Medical care shouldn't be hazardous to your health. Yet that's exactly what it is for the majority of lesbians and gay men. Studies have consistently shown that as with people of color and other minority groups gay men and lesbians are frequently discriminated against in healthcare.
This means that the experience of Michelle Dupont is not an isolated incident. That is why the ACLU of Southern California filed a civil rights suit Wednesday, May 12, on Ms. Dupont's behalf in Superior Court against her former healthcare providers: Health Net Life Insurance Company, Bristol Park Medical Group, and Dr. Ronald Axtell.

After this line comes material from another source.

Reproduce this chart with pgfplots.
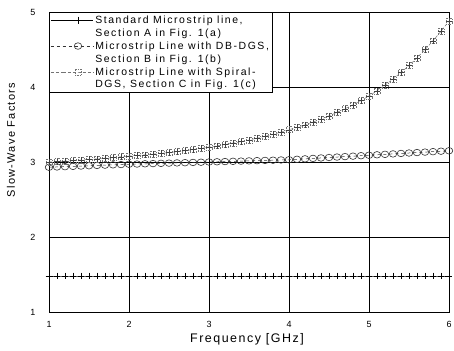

In June of 1998, having just received her health benefits from her new employer, Michelle Dupont was seen for an initial appointment with Dr. Ronald Axtell, who was to be her primary care physician. During the course of the appointment, Dr. Axtell asked Ms. Dupont what type of birth control she used, and she replied that she did not use birth control because she is a lesbian. Immediately after the exam, Dr. Axtell told Ms. Dupont that, in the future, she needed to see a different doctor because he did not approve of "what" she was. Ms. Dupont asked if this was because she was a lesbian, and Dr. Axtell replied, "Yes." He then made a notation in her medical records that he had told the patient that he could not continue to treat her because she is a lesbian.
In California, all businesses open to the public must treat their clients equally, without regard to differences such as race, gender, or sexual orientation, said ACLU Staff Attorney Taylor Flynn. The ACLU has filed suit on Ms. Dupont's behalf because no one should be denied adequate medical care based on prejudice.
Plaintiff Michelle Dupont said, "This is no different from the way African Americans in my family were treated 30 years ago. I deserve to be treated with the same dignity and respect as any other human being."